Aunque no soy un experto en anime japonés, viendo de nuevo Los caballeros del zodiaco descubrí que eso era justamente lo que le faltaba a la versión más reciente: la orquestación equilibrada de un lenguaje visual que se sirve de distintos estilos (en los trazos, en las formas, en las proporciones, en la dosificación del movimiento, incluso en la iluminación y el color) para crear la ilusión de la vida en personajes que originalmente están paralizados sobre un papel.

No basta con generar una sofisticada animación con las facilidades de la tecnología. La vida que irradia de la versión de los años ochenta se sustenta en una filigrana en la que se trenza la gramática visual con una estructura dramática intensa: los diálogos son pasionales y sumamente descriptivos, los personajes acarrean un pasado que explica sus motivaciones, debilidades, fortalezas y deseos; el corazón de la trama se revela a cuentagotas, lo que contribuye a crear una tensión permanente que no decae ni siquiera en los capítulos de transición en los cuales la acción es mínima.

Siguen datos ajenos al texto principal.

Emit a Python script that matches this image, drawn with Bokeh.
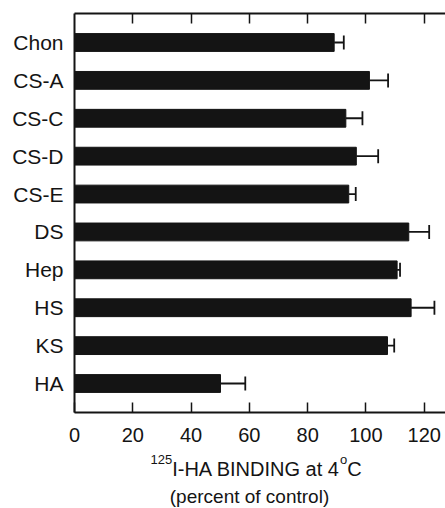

Cuando era niño me ilusionaba la idea de que algún día convirtieran Los caballeros del zodiaco en una película de acción real. Veía esa historia basada en diversas mitologías trasladada a un medio con fantásticos efectos especiales, actores musculosos y escenarios deslumbrantes. Algo así hicieron después con Mortal Kombat y Dragon Ball para desilusión de los fanáticos. La nueva versión animada es una desilusión más, aunque debo reconocerle una enorme virtud: me empujó a recuperar una epopeya olvidada.